医院ブログ

2017.05.16更新

 新年度がスタートし、既に一月半が経過しましたが、仕事場や学校叉は自治体の健診が既に始まっている頃かと思います。一般的な内科系健診の場合の内容としては、身体測定(身長、体重、腹囲)、血圧測定、検尿、血液検査、心電図等になります。健診の意義としては、普段、定期的に医療機関に掛かっていないか、掛かっていてもごく限られた分野のみが対象の場合、ちょっとした体調の変化を早期に拾い上げ、大病を未然に防いだり、早期に治療導入に結びつくことが期待されます。
中でも、指摘されることの多い項目としては、肥満、高血圧、脂質異常、肝機能異常、高尿酸血症、高血糖叉は糖尿病が多いと思います。

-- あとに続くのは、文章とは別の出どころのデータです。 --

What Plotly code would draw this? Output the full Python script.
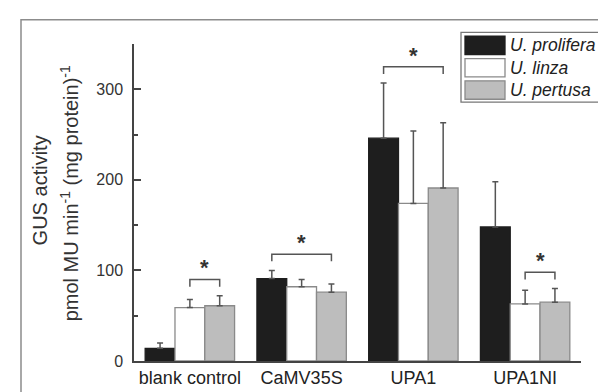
import plotly.graph_objects as go

categories = ["blank control", "CaMV35S", "UPA1", "UPA1NI"]
series_names = ["U. prolifera", "U. linza", "U. pertusa"]
prolifera = [14, 91, 246, 148]
linza = [59, 82, 174, 63]
pertusa = [61, 76, 191, 65]
prolifera_err = [6, 9, 61, 50]
linza_err = [9, 8, 80, 15]
pertusa_err = [11, 9, 72, 15]
# significance brackets: (category index, first series, last series)
sig_pairs = [(0, 1, 2), (1, 0, 2), (2, 0, 2), (3, 1, 2)]
y_ticks = [0, 100, 200, 300]
y_minor = [50, 150, 250, 350]

values = [prolifera, linza, pertusa]
errors = [prolifera_err, linza_err, pertusa_err]
fills = ["#1e1e1e", "#ffffff", "#bdbdbd"]
outlines = ["#1e1e1e", "#8a8a8a", "#8a8a8a"]

W, H = 606, 392
L, R, T, B = 126, 573, 36, 363
FONT = "Liberation Sans, Arial"


def px(x):
    return (x - L) / (R - L)


def py(y):
    return (B - y) / (B - T)


fig = go.Figure()
for name, v, e, f, o in zip(series_names, values, errors, fills, outlines):
    fig.add_trace(go.Bar(
        x=categories, y=v, name=name,
        marker=dict(color=f, line=dict(color=o, width=1.3)),
        error_y=dict(type="data", array=e, symmetric=False, arrayminus=[0] * len(e),
                     color="#555555", thickness=1.5, width=3),
        showlegend=False,
    ))

bargap = 0.2
bw = (1 - bargap) / 3
offsets = [-bw, 0, bw]

shapes = []
annotations = []
for ci, s0, s1 in sig_pairs:
    tops = [values[s][ci] + errors[s][ci] for s in range(s0, s1 + 1)]
    mx = max(tops)
    y0, y1 = mx + 10, mx + 18
    xa, xb = ci + offsets[s0], ci + offsets[s1]
    shapes.append(dict(type="path", xref="x", yref="y",
                       path=f"M {xa} {y0} L {xa} {y1} L {xb} {y1} L {xb} {y0}",
                       line=dict(color="#555555", width=1.5)))
    annotations.append(dict(x=(xa + xb) / 2, y=y1, xref="x", yref="y", text="<b>*</b>",
                            showarrow=False, yanchor="bottom", yshift=-3,
                            font=dict(size=22, color="#333333", family=FONT)))

# outer frame
shapes.append(dict(type="path", xref="paper", yref="paper",
                   path=f"M {px(13)} {py(400)} L {px(13)} {py(11)} L {px(612)} {py(11)}",
                   line=dict(color="#8c8c8c", width=1.5)))

# legend
shapes.append(dict(type="rect", xref="paper", yref="paper",
                   x0=px(453), x1=px(604.5), y0=py(96), y1=py(24),
                   line=dict(color="#777777", width=1.3), fillcolor="#ffffff"))
row_tops = [28, 51, 74]
for name, f, o, rt in zip(series_names, fills, outlines, row_tops):
    shapes.append(dict(type="rect", xref="paper", yref="paper",
                       x0=px(457), x1=px(497), y0=py(rt + 19), y1=py(rt),
                       line=dict(color=o, width=1.3), fillcolor=f))
    annotations.append(dict(x=px(500), y=py(rt + 9.5), xref="paper", yref="paper",
                            text=f"<i>{name}</i>", showarrow=False,
                            xanchor="left", yanchor="middle",
                            font=dict(size=17.5, color="#222222", family=FONT)))

# y-axis title
annotations.append(dict(x=px(32), y=py(187), xref="paper", yref="paper",
                        text="GUS activity", textangle=-90, showarrow=False,
                        xanchor="center", yanchor="middle",
                        font=dict(size=20, color="#333333", family=FONT)))
annotations.append(dict(x=px(61), y=py(190), xref="paper", yref="paper",
                        text="pmol MU min<sup>-1</sup> (mg protein)<sup>-1</sup>", textangle=-90,
                        showarrow=False, xanchor="center", yanchor="middle",
                        font=dict(size=20, color="#333333", family=FONT)))

fig.update_layout(
    width=W, height=H,
    margin=dict(l=L, r=W - R, t=T, b=H - B, pad=0),
    paper_bgcolor="white", plot_bgcolor="white",
    barmode="group", bargap=bargap, bargroupgap=0,
    shapes=shapes, annotations=annotations,
    font=dict(family=FONT, color="#333333"),
)
fig.update_xaxes(range=[-0.5, 3.5], showline=True, linecolor="#444444", linewidth=1.5,
                 ticks="", showgrid=False, zeroline=False,
                 tickfont=dict(size=18, color="#222222"))
fig.update_yaxes(range=[0, 350], showline=True, linecolor="#444444", linewidth=1.5,
                 tickvals=y_ticks, ticktext=[str(t) for t in y_ticks],
                 ticks="inside", ticklen=7, tickwidth=1.5, tickcolor="#444444",
                 minor=dict(tickvals=y_minor, ticks="inside", ticklen=4, tickwidth=1.5, tickcolor="#444444"),
                 showgrid=False, zeroline=False, ticklabelstandoff=6,
                 tickfont=dict(size=16, color="#333333"))

fig.write_html("out.html")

 以前、このコラムでも書きましたが、高血圧は’サイレントキラー’と呼ばれ、血管の老化を促進し、心筋梗塞、大動脈解離、脳出血、脳梗塞、くも膜下出血等の重大な病気を引き起こす大元になるものの、多くの場合は無症状の為に放置されがちです。特に50歳代以下の若い方では、健診直後は勤務先や家族に促され真面目に通院されても、お薬などで一旦血圧が安定してしまうと、多くの場合受診を中断され、元の木阿弥になってしまうことが少なくありません。つまり、元々高血圧の症状がなく、一旦血圧が正常化することで、更なる通院の動機が無くなってしまうのではないでしょうか。若い方では日々の生活に追われ、痛くも痒くもない病態に関わってられないと言う事が本音ではないでしょうか。無治療又は治療中止で再び放置され、突前に心臓発作(多くは急性心筋梗塞)や脳卒中などを発症され、最悪そのまま帰らぬ人に、というケースも少なくありません。
 また、最近指摘さることが多いものに、肝機能障害があります。AST、ALT値の上昇が指摘されますが、多くの場合、脂肪肝の関与の比率が多いように思われます。脂肪肝という病名は肝臓病のなかでも比較的軽症な病態の響きを持っているようにお感じなると思いますが、時に肝硬変や肝臓がんにも発展する場合もあり、侮れないことをご了解ください。
 いずれにせよ、大事なことは、せっかく健診で指摘された項目については、放置しないこと、受診された場合はどこが、どの程度問題でありるのか、その活習慣の改善や治療に関して何が必要であるのかを、担当医から納得できるまで説明を受けていただき、問題点の解決に努めていただきたいと考えます。